Obtuseness is the last refuge of the incompetent. In this passage, Gray gives us a perfect example of what I call the Policy Punt — “It’s against our policy to tell you that” — to which add the Vacation Evasion (“There’s only one person who can tell anything about that, and he/she is on vacation”) and that reliable evergreen, the Fictional Flood (“We used to have those records, but there was a flood in the basement”).
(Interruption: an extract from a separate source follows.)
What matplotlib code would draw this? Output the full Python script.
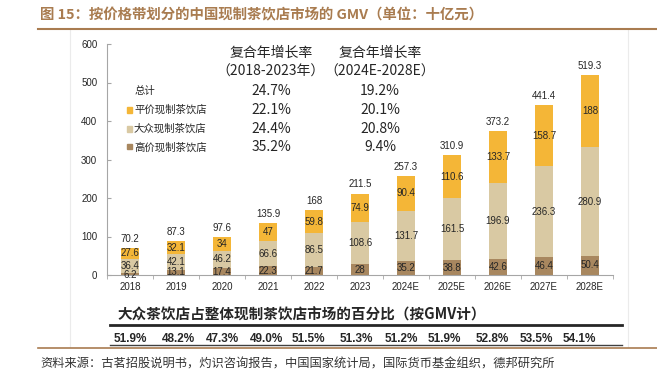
import matplotlib
matplotlib.use('Agg')
import matplotlib.pyplot as plt
from matplotlib.patches import Rectangle
from matplotlib.lines import Line2D
import numpy as np

plt.rcParams['font.family'] = ['Liberation Sans', 'Noto Sans CJK SC']

years = ['2018', '2019', '2020', '2021', '2022', '2023', '2024E', '2025E', '2026E', '2027E', '2028E']
high_end = [6.2, 13.1, 17.4, 22.3, 21.7, 28, 35.2, 38.8, 42.6, 46.4, 50.4]
mass = [36.4, 42.1, 46.2, 66.6, 86.5, 108.6, 131.7, 161.5, 196.9, 236.3, 280.9]
affordable = [27.6, 32.1, 34, 47, 59.8, 74.9, 90.4, 110.6, 133.7, 158.7, 188]
totals = [70.2, 87.3, 97.6, 135.9, 168, 211.5, 257.3, 310.9, 373.2, 441.4, 519.3]
mass_share = ['51.9%', '48.2%', '47.3%', '49.0%', '51.5%', '51.3%', '51.2%', '51.9%', '52.8%', '53.5%', '54.1%']

series_names = ['总计', '平价现制茶饮店', '大众现制茶饮店', '高价现制茶饮店']
cagr_hist = ['24.7%', '22.1%', '24.4%', '35.2%']
cagr_fcst = ['19.2%', '20.1%', '20.8%', '9.4%']

c_aff = '#F4B637'
c_mass = '#D9C9A3'
c_high = '#A8875F'
brown = '#A97C50'
CJK = ['Noto Sans CJK SC']

W, H = 657, 380
fig = plt.figure(figsize=(W / 100, H / 100), dpi=100)


def fx(x):
    return x / W


def fy(y):
    return 1 - y / H


# faint frame around the chart block
fig.add_artist(Line2D([fx(70), fx(70)], [fy(30), fy(347)], color='#EBEBEB', lw=0.8))
fig.add_artist(Line2D([fx(628), fx(628)], [fy(30), fy(347)], color='#EBEBEB', lw=0.8))

ax = fig.add_axes([fx(107), fy(275), fx(613) - fx(107), fy(44) - fy(275)])
x = np.arange(len(years))
bw = 0.41
ax.bar(x, high_end, bw, color=c_high, zorder=2)
ax.bar(x, mass, bw, bottom=high_end, color=c_mass, zorder=2)
bottom2 = np.array(high_end) + np.array(mass)
ax.bar(x, affordable, bw, bottom=bottom2, color=c_aff, zorder=2)

for i in range(len(years)):
    # too thin a segment: the label sits on the axis line
    y_low = high_end[i] / 2 if high_end[i] >= 10 else 0
    ax.text(x[i], y_low, f'{high_end[i]:g}', ha='center', va='center', fontsize=7, color='#262626', zorder=3)
    ax.text(x[i], high_end[i] + mass[i] / 2, f'{mass[i]:g}', ha='center', va='center', fontsize=7, color='#262626', zorder=3)
    ax.text(x[i], bottom2[i] + affordable[i] / 2, f'{affordable[i]:g}', ha='center', va='center', fontsize=7, color='#262626', zorder=3)
    ax.annotate(f'{totals[i]:g}', (x[i], totals[i]), xytext=(0, 3), textcoords='offset points',
                ha='center', va='bottom', fontsize=7, color='#262626')

ax.set_xlim(-0.5, len(years) - 0.5)
ax.set_ylim(0, 600)
ax.set_yticks(range(0, 601, 100))
ax.set_xticks(x)
ax.set_xticklabels(years)
ax.set_xticks(np.arange(-0.5, len(years), 1), minor=True)
ax.tick_params(axis='x', which='major', length=0, pad=5, labelsize=7, colors='#262626')
ax.tick_params(axis='x', which='minor', length=3, direction='out', color='#A6A6A6')
ax.tick_params(axis='y', length=3, direction='in', pad=7, labelsize=7, colors='#262626')
ax.tick_params(axis='y', color='#A6A6A6')
for s in ['top', 'right']:
    ax.spines[s].set_visible(False)
for s in ['left', 'bottom']:
    ax.spines[s].set_color('#A6A6A6')
    ax.spines[s].set_linewidth(0.8)

# legend block with CAGR columns
rows_y = [91, 110, 129, 147]
fig.text(fx(135), fy(rows_y[0]), series_names[0], family=CJK, fontsize=7.5, va='center', color='#262626')
for name, col, yy in zip(series_names[1:], [c_aff, c_mass, c_high], rows_y[1:]):
    fig.add_artist(Rectangle((fx(127), fy(yy + 2.5)), fx(5), 5 / H, color=col))
    fig.text(fx(134), fy(yy), name, family=CJK, fontsize=7.5, va='center', color='#262626')

fig.text(fx(271), fy(53), '复合年增长率', family=CJK, fontsize=10, ha='center', va='center', color='#262626')
fig.text(fx(271), fy(72), '（2018-2023年）', family=CJK, fontsize=10, ha='center', va='center', color='#262626')
fig.text(fx(380), fy(53), '复合年增长率', family=CJK, fontsize=10, ha='center', va='center', color='#262626')
fig.text(fx(380), fy(72), '（2024E-2028E）', family=CJK, fontsize=10, ha='center', va='center', color='#262626')
for v1, v2, yy in zip(cagr_hist, cagr_fcst, rows_y):
    fig.text(fx(271), fy(yy), v1, family=CJK, fontsize=10, ha='center', va='center', color='#262626')
    fig.text(fx(380), fy(yy), v2, family=CJK, fontsize=10, ha='center', va='center', color='#262626')

# title
fig.text(fx(40), fy(15), '图 15：按价格带划分的中国现制茶饮店市场的 GMV（单位：十亿元）', family=CJK,
         fontsize=10.4, fontweight='bold', color=brown, va='center')
fig.add_artist(Line2D([fx(38), 1], [fy(29), fy(29)], color=brown, lw=1.5))

# share table under the chart
fig.text(fx(117), fy(315), '大众茶饮店占整体现制茶饮店市场的百分比（按GMV计）', family=CJK,
         fontsize=10.5, fontweight='bold', color='#262626', va='center')
fig.add_artist(Line2D([fx(110), fx(622)], [fy(325), fy(325)], color='#262626', lw=2))
share_x = [130, 178, 222, 266, 308, 356, 401, 444, 492, 536, 579]
for sx, s in zip(share_x, mass_share):
    fig.text(fx(sx), fy(339), s, fontsize=8.5, fontweight='bold', ha='center', va='center', color='#262626')
fig.add_artist(Line2D([fx(110), fx(622)], [fy(345), fy(345)], color='#404040', lw=1))
fig.add_artist(Line2D([fx(38), 1], [fy(347.5), fy(347.5)], color=brown, lw=1.2))

fig.text(fx(40), fy(364), '资料来源：古茗招股说明书，灼识咨询报告，中国国家统计局，国际货币基金组织，德邦研究所',
         family=CJK, fontsize=8.8, color='#333333', va='center')

fig.savefig('out.png', dpi=100)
As someone who has heard multiple variations of these songs, I appreciate Gray’s criticism of the tunes.

At times, Hand Me My Travelin’ Shoes threatens to veer into dyspeptic Paul Theroux territory, with passages in which Gray finds himself marooned at strip-mall eateries, decrying “this vast acreage of plastic banquettes and paper cups and fried food and smiling servers paid virtually nothing but their tips . . . and no one seems to care that the food is so gross or that you can’t be a grown-up and have a drink.” Late in the book, however, is a description of a blood-freezing encounter with Georgia state prison guards that leaves you happy for Gray’s escape, and thinking about how it must have been for a black man in McTell’s time, when an encounter with whites could have sudden, life-changing consequences.

At such moments, one forgets the grumping about fast food and the unavailability of good wine, and Hand Me My Travelin’ Shoes recovers its appeal as an engrossing, unique book — one that, like the music of its subject, pulls unlikely influences into a unified, distinctive whole.